When Josh Domingues’ sister was catering a Toronto event as a chef, she was told to throw out $4,000 worth of food by her boss. Upset, she called her brother, but wasn’t given any alternative options.
The problem pushed Domingues to learn more about food waste — how it ends up in a landfill and rots in an anaerobic state, producing methane gas; and how grocery stores throw food out anywhere from three days to a month before its best before date.
Just over a year later, Domingues, a former VP at an investment firm, has launched Flashfood with Longo’s at Bay and Dundas in Toronto. The platform allows grocery stores and restaurants to sell surplus at a discount, as shoppers receive a notification on their phone about deals in the area. Users can pay for the food through their phone and pick it up anytime that day at the grocery store’s Flashfood pick up zone.
“This is a very challenging problem that we’re solving. Not only are we creating a completely new stream of revenue for the retailer while collectively reducing the amount of food they’re tossing; we’ve also provided our users the ability to purchase a significant amount of their groceries at a reduced price — making food more affordable.
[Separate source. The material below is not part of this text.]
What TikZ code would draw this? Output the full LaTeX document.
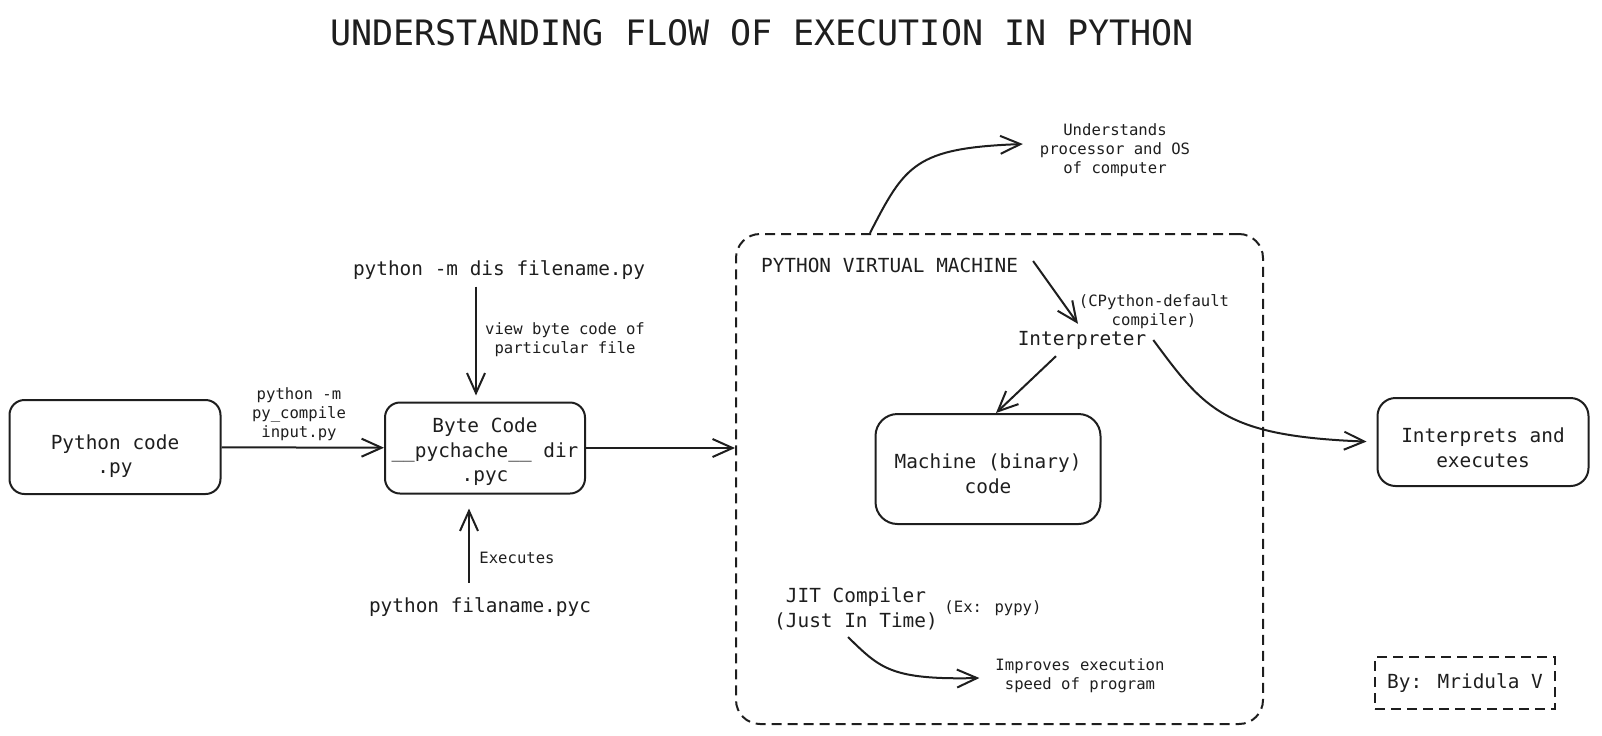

All while reducing the harmful GHG emissions produced by surplus food,” said Domingues.
The company ran a pilot with London-based Farm Boy in January, and said that they’ve diverted over 1,200 meals from a landfill, while allowing customers to buy food at a 40 to 60 percent discount.
“Food insecurity is usually thought in parallel with homelessness or severe poverty in third world countries. But that’s just not the case. University today is more expensive than it’s ever been, as is daycare and the overall cost of life. More and more people are falling into the category of the ‘working poor,” said Domingues. “Economically, this means someone who is living pay check to pay check. This is the initial demographic that our platform will most immediately benefit. Once we can prove to major retailers the demand for the mass market and the multiple benefits to our retailer partners, then we can address more areas of food insecurity. This is only the first step. The beginning is beautiful.”